• **What you should do**: Copy the lines below as they are; omit the images they contain.

### Given material

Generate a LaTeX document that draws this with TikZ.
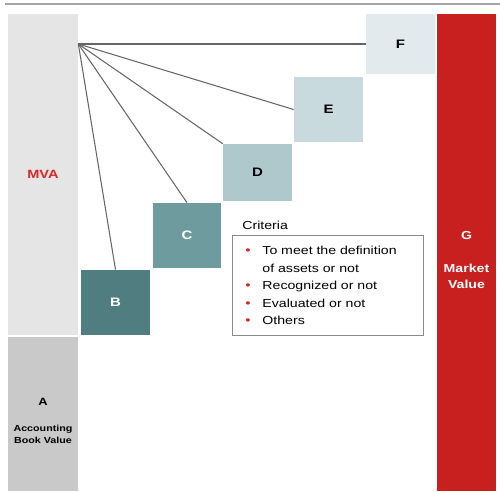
\documentclass[tikz,border=0pt]{standalone}
\usepackage{fontspec}
\setmainfont{Liberation Sans}[FakeStretch=1.22]
\usepackage{tikz}
\usetikzlibrary{positioning}

\definecolor{rulegray}{HTML}{A6A6A6}
\definecolor{mvagray}{HTML}{E5E5E5}
\definecolor{accgray}{HTML}{C9C9C9}
\definecolor{bteal}{HTML}{4F7D80}
\definecolor{cteal}{HTML}{6E9B9E}
\definecolor{dteal}{HTML}{AFC8CC}
\definecolor{eteal}{HTML}{C8DADE}
\definecolor{fteal}{HTML}{E2EAED}
\definecolor{mktred}{HTML}{C8201F}
\definecolor{mvared}{HTML}{DA2527}
\definecolor{fangray}{HTML}{666666}
\definecolor{boxgray}{HTML}{8A8A8A}

\newcommand{\critem}[1]{\makebox[0.34cm][l]{\textcolor{mvared}{\scriptsize\textbullet}}#1}

\begin{document}
\begin{tikzpicture}[x=0.02cm, y=-0.02cm]
        \tikzstyle{bar} = [rectangle, inner sep=0pt, minimum width=1.4cm, text centered]
        \tikzstyle{stepbox} = [rectangle, inner sep=0pt, minimum width=1.38cm, minimum height=1.3cm, text centered, font=\fontsize{7}{8}\selectfont\bfseries]
        \tikzstyle{fanline} = [draw=fangray, line width=0.6pt]
        \tikzstyle{barlabel} = [align=center, font=\fontsize{6.6}{9.1}\selectfont\bfseries]

        \useasboundingbox (0,0) rectangle (500,491);

        % Top rule
        \coordinate (rulel) at (5,4);
        \coordinate (ruler) at (500,4);
        \draw [rulegray, line width=1.2pt] (rulel) -- (ruler);

        % Bars
        \node (mva) [bar, fill=mvagray, minimum height=6.42cm, text=mvared, font=\fontsize{6.8}{8}\selectfont\bfseries] at (43,174.5) {MVA};
        \node (acc) [bar, fill=accgray, minimum height=3.08cm] at (43,414) {};
        \node (acclabel) [align=center, font=\fontsize{5}{6.8}\selectfont\bfseries] at (43,421) {{\fontsize{6}{7}\selectfont A}\\[8pt]Accounting\\Book Value};
        \node (mkt) [bar, fill=mktred, minimum width=1.18cm, minimum height=9.54cm] at (466.5,252.5) {};
        \node (mktlabel) [barlabel, text=white] at (466.5,260) {G\\[9.7pt]Market\\Value};

        % Steps
        \node (b) [stepbox, fill=bteal, text=white] at (115.5,302.5) {B};
        \node (c) [stepbox, fill=cteal, text=white] at (187,235.5) {C};
        \node (d) [stepbox, fill=dteal, minimum height=1.14cm] at (257.5,172.5) {D};
        \node (e) [stepbox, fill=eteal] at (328.5,109.5) {E};
        \node (f) [stepbox, fill=fteal, minimum height=1.2cm] at (400.5,44) {F};

        % Fan lines
        \coordinate (hub) at (mva.east |- f.west);
        \draw [fanline] (hub) -- (f.west);
        \draw [fanline] (hub) -- (e.west);
        \draw [fanline] (hub) -- (d.north west);
        \draw [fanline] (hub) -- (c.north);
        \draw [fanline] (hub) -- (b.north);

        % Criteria
        \node (crithead) [anchor=west, inner sep=0pt, font=\fontsize{6.6}{8}\selectfont] at (242,225) {Criteria};
        \node (critbox) [anchor=north west, draw=boxgray, line width=0.5pt, text width=3.3cm, inner xsep=0.26cm, minimum height=2cm, align=left, font=\fontsize{6.6}{10}\selectfont] at (232,235)
            {\critem{To meet the definition}\\
             \hspace*{0.34cm}of assets or not\\
             \critem{Recognized or not}\\
             \critem{Evaluated or not}\\
             \critem{Others}};
    \end{tikzpicture}
\end{document}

######

• **Task answer**:
Generate a LaTeX document that draws this with TikZ.
\documentclass[tikz,border=0pt]{standalone}
\usepackage{fontspec}
\setmainfont{Liberation Sans}[FakeStretch=1.22]
\usepackage{tikz}
\usetikzlibrary{positioning}

\definecolor{rulegray}{HTML}{A6A6A6}
\definecolor{mvagray}{HTML}{E5E5E5}
\definecolor{accgray}{HTML}{C9C9C9}
\definecolor{bteal}{HTML}{4F7D80}
\definecolor{cteal}{HTML}{6E9B9E}
\definecolor{dteal}{HTML}{AFC8CC}
\definecolor{eteal}{HTML}{C8DADE}
\definecolor{fteal}{HTML}{E2EAED}
\definecolor{mktred}{HTML}{C8201F}
\definecolor{mvared}{HTML}{DA2527}
\definecolor{fangray}{HTML}{666666}
\definecolor{boxgray}{HTML}{8A8A8A}

\newcommand{\critem}[1]{\makebox[0.34cm][l]{\textcolor{mvared}{\scriptsize\textbullet}}#1}

\begin{document}
\begin{tikzpicture}[x=0.02cm, y=-0.02cm]
        \tikzstyle{bar} = [rectangle, inner sep=0pt, minimum width=1.4cm, text centered]
        \tikzstyle{stepbox} = [rectangle, inner sep=0pt, minimum width=1.38cm, minimum height=1.3cm, text centered, font=\fontsize{7}{8}\selectfont\bfseries]
        \tikzstyle{fanline} = [draw=fangray, line width=0.6pt]
        \tikzstyle{barlabel} = [align=center, font=\fontsize{6.6}{9.1}\selectfont\bfseries]

        \useasboundingbox (0,0) rectangle (500,491);

        % Top rule
        \coordinate (rulel) at (5,4);
        \coordinate (ruler) at (500,4);
        \draw [rulegray, line width=1.2pt] (rulel) -- (ruler);

        % Bars
        \node (mva) [bar, fill=mvagray, minimum height=6.42cm, text=mvared, font=\fontsize{6.8}{8}\selectfont\bfseries] at (43,174.5) {MVA};
        \node (acc) [bar, fill=accgray, minimum height=3.08cm] at (43,414) {};
        \node (acclabel) [align=center, font=\fontsize{5}{6.8}\selectfont\bfseries] at (43,421) {{\fontsize{6}{7}\selectfont A}\\[8pt]Accounting\\Book Value};
        \node (mkt) [bar, fill=mktred, minimum width=1.18cm, minimum height=9.54cm] at (466.5,252.5) {};
        \node (mktlabel) [barlabel, text=white] at (466.5,260) {G\\[9.7pt]Market\\Value};

        % Steps
        \node (b) [stepbox, fill=bteal, text=white] at (115.5,302.5) {B};
        \node (c) [stepbox, fill=cteal, text=white] at (187,235.5) {C};
        \node (d) [stepbox, fill=dteal, minimum height=1.14cm] at (257.5,172.5) {D};
        \node (e) [stepbox, fill=eteal] at (328.5,109.5) {E};
        \node (f) [stepbox, fill=fteal, minimum height=1.2cm] at (400.5,44) {F};

        % Fan lines
        \coordinate (hub) at (mva.east |- f.west);
        \draw [fanline] (hub) -- (f.west);
        \draw [fanline] (hub) -- (e.west);
        \draw [fanline] (hub) -- (d.north west);
        \draw [fanline] (hub) -- (c.north);
        \draw [fanline] (hub) -- (b.north);

        % Criteria
        \node (crithead) [anchor=west, inner sep=0pt, font=\fontsize{6.6}{8}\selectfont] at (242,225) {Criteria};
        \node (critbox) [anchor=north west, draw=boxgray, line width=0.5pt, text width=3.3cm, inner xsep=0.26cm, minimum height=2cm, align=left, font=\fontsize{6.6}{10}\selectfont] at (232,235)
            {\critem{To meet the definition}\\
             \hspace*{0.34cm}of assets or not\\
             \critem{Recognized or not}\\
             \critem{Evaluated or not}\\
             \critem{Others}};
    \end{tikzpicture}
\end{document}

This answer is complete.